Why should not a few thousands out of the millions we spend on education be used to found fellowships of creative poetry? These would not be given at first to those who wish to learn to write poetry; for the first thousands would be far too precious for use in any such wild-cat speculations. They would be devoted, rather, to poets of proved quality, who have already, somehow, learned their art, and who ask no more wondrous boon from life than fresh air and time to regain and keep that necessary margin of vitality which must go to the making of genuine poetry.

I would not have the incumbent of such a fellowship, however, deprived suddenly of all outer incentives for effort. The abrupt transition from constant worry and war among his members to an absolutely unclouded life of pure vocation-following might be almost too violent a shock, and unsettle him and injure his productivity for a time.

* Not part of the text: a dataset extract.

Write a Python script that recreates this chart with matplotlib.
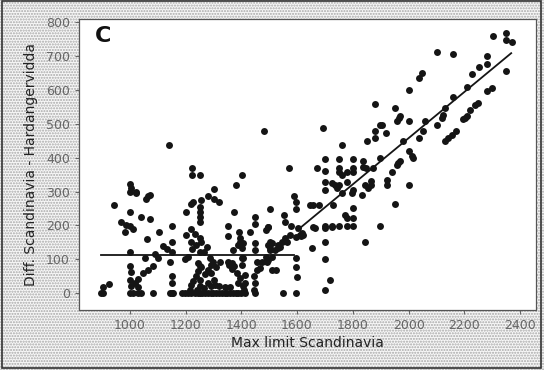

The award of such a fellowship must not, of course, involve the least hint of charity or coercion. It should be offered and accepted as an honor, not as a donation. The yearly income should, in my opinion, be small. It should be such a sum as would almost, but not quite, support the incumbent very simply in the country, and still allow for books and an occasional trip to town. In some cases an income of a thousand dollars, supplemented by the little that poetry earns and possibly by a random article or story in the magazines, would enable a poet to lead a life of the largest effectiveness.